It is important to standout above the rest loud and proud.
When you try to tell a story about a company purely through logo, you will inevitably fail — there's simply not enough room or a proper way to tell everything there is to be told. It's like asking a CD cover to sing you a song… it simply doesn't work.
A logo is an expression of a company's identity — the things that matter and have meaning to the company. As such, it's perhaps the only commercial device which isn't intended to boost sales, but provide a form of identification and a source of pride to company owners and employees. However, this is not to say that logos should not carry symbols. Sometimes a symbol can become more memorable and ubiquitous than the company name itself, such is the case of Apple, Nike or Pepsi. Other times, a symbol is just a hindrance, a superfluous decoration which doesn’t really add value or meaning – such as the semitransparent blue square in the late GAP logo. The lesson: use a symbol if you need to represent something important to the company. If not, it’s best to consider more typographical solutions.

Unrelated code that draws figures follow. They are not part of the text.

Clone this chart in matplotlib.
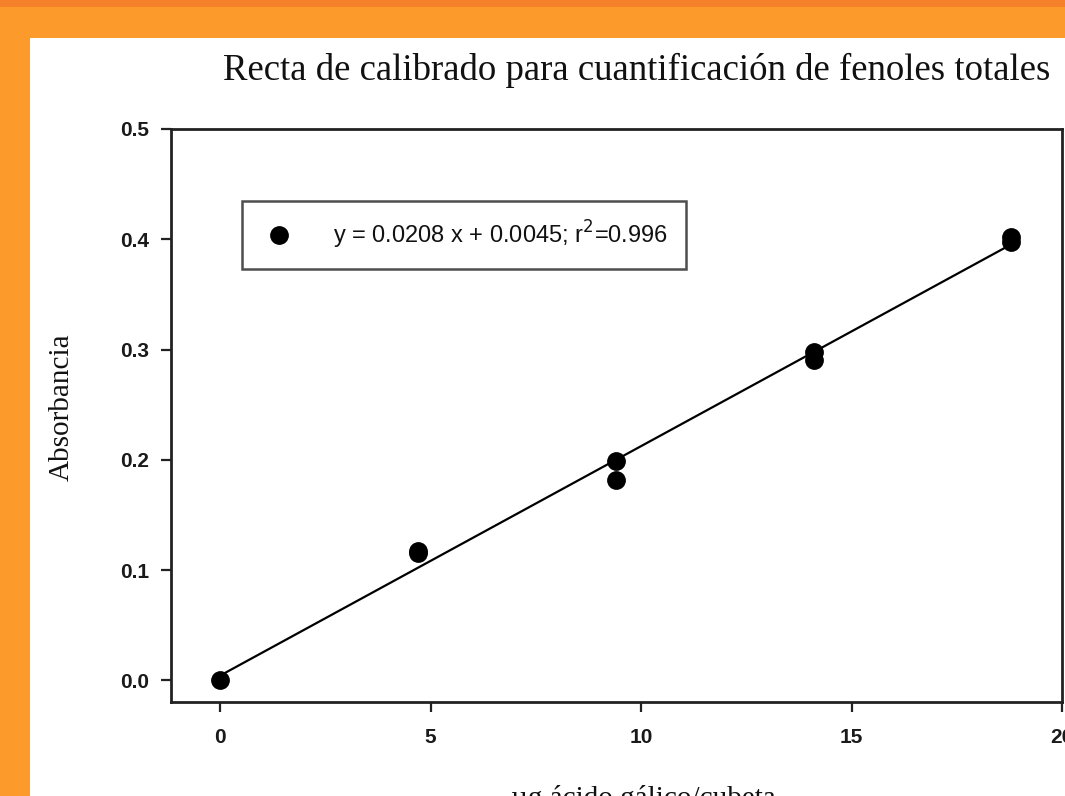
import matplotlib
matplotlib.use("Agg")
import matplotlib.pyplot as plt
from matplotlib.patches import Rectangle
import numpy as np

# Data
x_vals = [0.0, 4.7, 4.7, 9.4, 9.4, 14.1, 14.1, 18.8, 18.8]
y_vals = [0.000, 0.116, 0.117, 0.199, 0.182, 0.298, 0.291, 0.402, 0.398]
slope = 0.0208
intercept = 0.0045
legend_label = "y = 0.0208 x + 0.0045; r$^2$=0.996"
title = "Recta de calibrado para cuantificación de fenoles totales"
xlabel = "µg ácido gálico/cubeta"
ylabel = "Absorbancia"
xticks = [0, 5, 10, 15, 20]
yticks = [0.0, 0.1, 0.2, 0.3, 0.4, 0.5]

W, H = 1065, 796
fig = plt.figure(figsize=(W / 100, H / 100), dpi=100)
fig.patch.set_facecolor("#FD9A2C")
# darker top strip
fig.add_artist(Rectangle((0, 1 - 7 / H), 1, 7 / H, transform=fig.transFigure,
                         facecolor="#F5822A", edgecolor="none", zorder=0))
# white panel
fig.add_artist(Rectangle((30 / W, 0), 1 - 30 / W, 1 - 38 / H, transform=fig.transFigure,
                         facecolor="white", edgecolor="none", zorder=0))

ax = fig.add_axes([171 / W, 1 - 702 / H, (1062 - 171) / W, (702 - 129) / H])
ax.set_facecolor("white")

ax.plot(x_vals, y_vals, "o", color="black", markersize=12.5, label=legend_label,
        zorder=3, clip_on=False)
xl = np.array([min(x_vals), max(x_vals)])
ax.plot(xl, slope * xl + intercept, color="black", linewidth=1.6, zorder=2)

ax.set_xlim(-1.17, 20)
ax.set_ylim(-0.0195, 0.5)
ax.set_xticks(xticks)
ax.set_xticklabels([str(t) for t in xticks])
ax.set_yticks(yticks)
ax.set_yticklabels([f"{t:.1f}" for t in yticks])

for s in ax.spines.values():
    s.set_linewidth(2.0)
    s.set_color("#222222")

ax.tick_params(direction="out", length=7, width=1.6, color="#222222",
               labelsize=15, pad=9)
for lab in ax.get_xticklabels() + ax.get_yticklabels():
    lab.set_family("Liberation Sans")
    lab.set_fontweight("bold")
    lab.set_color("#1a1a1a")
ax.tick_params(axis="x", pad=12)

leg = ax.legend(loc="upper left",
                bbox_to_anchor=((242 - 171) / (1062 - 171), 1 - (201 - 129) / (702 - 129)),
                frameon=True, fancybox=False, borderpad=0.75, handletextpad=1.5,
                handlelength=1.6,
                prop={"family": "Liberation Sans", "size": 17}, borderaxespad=0)
leg.get_frame().set_edgecolor("#222222")
leg.get_frame().set_linewidth(1.8)
for t in leg.get_texts():
    t.set_color("#111111")

fig.text(637 / W, 1 - 70 / H, title, ha="center", va="center",
         fontfamily="Liberation Serif", fontsize=26.5, color="#111111")
fig.text(62 / W, 1 - 407 / H, ylabel, ha="center", va="center", rotation=90,
         fontfamily="Liberation Serif", fontsize=21, color="#111111")
fig.text(643 / W, 1 - 806 / H, xlabel, ha="center", va="baseline",
         fontfamily="Liberation Serif", fontsize=21, color="#111111")

fig.savefig("out.png", dpi=100, facecolor=fig.get_facecolor())
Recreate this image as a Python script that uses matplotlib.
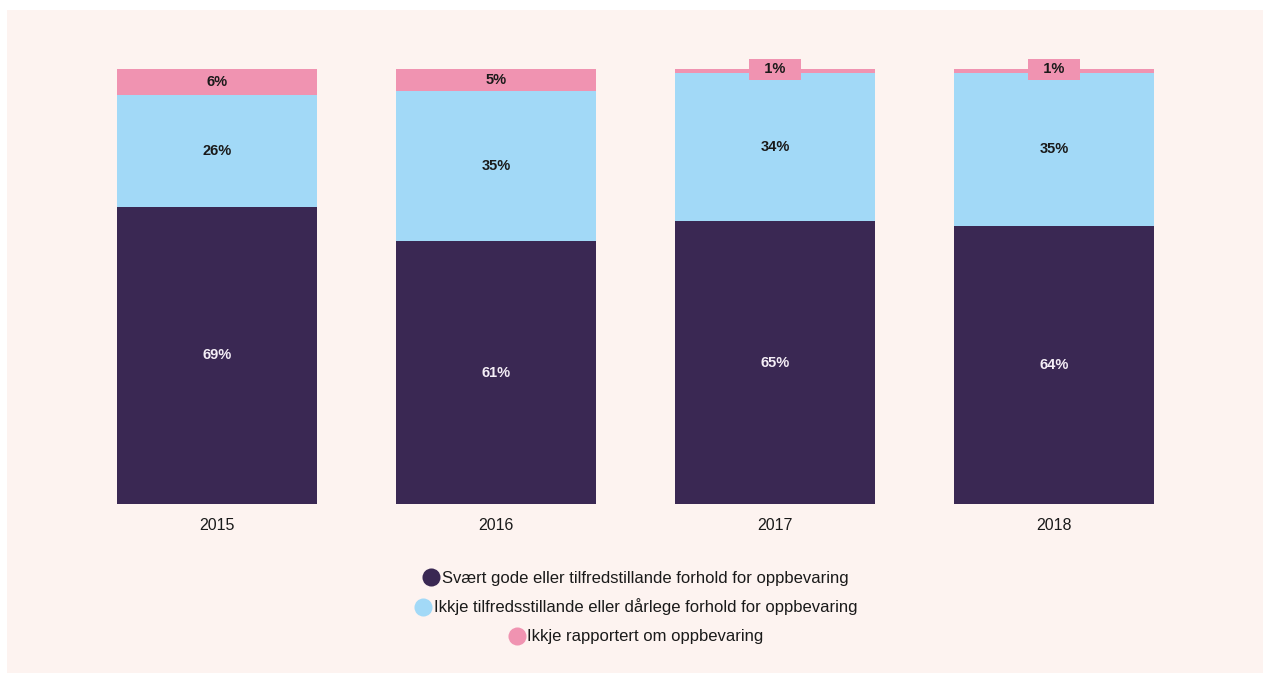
import matplotlib
matplotlib.use("Agg")
import matplotlib.pyplot as plt
from matplotlib.lines import Line2D
import numpy as np

plt.rcParams["font.family"] = ["Liberation Sans", "DejaVu Sans"]

years = ["2015", "2016", "2017", "2018"]
gode = [69, 61, 65, 64]
ikkje_tilfreds = [26, 35, 34, 35]
ikkje_rapportert = [6, 5, 1, 1]

series_names = [
    "Svært gode eller tilfredstillande forhold for oppbevaring",
    "Ikkje tilfredsstillande eller dårlege forhold for oppbevaring",
    "Ikkje rapportert om oppbevaring",
]

BG = "#fdf3f0"
C_DARK = "#3a2853"
C_BLUE = "#a2d9f7"
C_PINK = "#f093b1"
TXT = "#1a1a1a"

W, H = 1268, 673
fig = plt.figure(figsize=(W / 100, H / 100), dpi=100)
fig.patch.set_facecolor("white")
# light panel behind the chart
fig.patches.append(plt.Rectangle((7 / W, 0), (1263 - 7) / W, (H - 10) / H,
                                 transform=fig.transFigure, fc=BG, ec="none", zorder=-5))

ax = fig.add_axes([77.5 / W, 1 - 504 / H, 1116 / W, (504 - 69) / H])
ax.set_facecolor("none")
ax.set_zorder(2)

x = np.arange(len(years))
vals = np.array([gode, ikkje_tilfreds, ikkje_rapportert], dtype=float)
tot = vals.sum(axis=0)
shares = vals / tot * 100  # bars are drawn as 100 % stacks
colors = [C_DARK, C_BLUE, C_PINK]
txt_colors = ["#f4eef6", TXT, TXT]

bottom = np.zeros(len(years))
for i in range(3):
    ax.bar(x, shares[i], 0.72, bottom=bottom, color=colors[i], linewidth=0)
    for j in range(len(years)):
        yc = bottom[j] + shares[i][j] / 2
        lab = f"{int(vals[i][j])}%"
        if vals[i][j] < 3:
            # tiny segment: label sits in a small pink box on top
            ax.text(x[j], yc + 0.4, "   " + lab + "   ", ha="center", va="center",
                    fontsize=10.5, fontweight="bold", color=txt_colors[i],
                    bbox=dict(boxstyle="square,pad=0.22", fc=colors[i], ec="none"))
        else:
            ax.text(x[j], yc, lab, ha="center", va="center",
                    fontsize=10.5, fontweight="bold", color=txt_colors[i])
    bottom += shares[i]

ax.set_xlim(-0.5, len(years) - 0.5)
ax.set_ylim(0, 100)
ax.set_xticks(x)
ax.set_xticklabels(years, fontsize=11.5, color=TXT)
ax.tick_params(axis="x", length=0, pad=10)
ax.set_yticks([])
for s in ax.spines.values():
    s.set_visible(False)

# legend: one centred row per series
rows_y = [578, 607, 637]
for name, col, ry in zip(series_names, colors, rows_y):
    h = Line2D([], [], marker="o", ls="none", markersize=13,
               markerfacecolor=col, markeredgecolor="none")
    fig.legend([h], [name], loc="center", bbox_to_anchor=(636 / W, 1 - ry / H),
               frameon=False, fontsize=12, handletextpad=0.15,
               handlelength=1.0, borderpad=0, labelcolor=TXT)

fig.savefig("out.png", dpi=100, facecolor=fig.get_facecolor())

You may not be happy with the answer but here it is: it depends.
It depends on who the client is, what their history is and where they’re trying to go. Are they a market newcomer trying to grab attention? Are they an established business seeking to show some tradition? Or maybe they’ve been out there for decades and need just a quick face lift.
Just like a signature, a logo is entirely about the person behind the signature, and very little about the person receiving it.
Keep that in mind, and you’ll do well.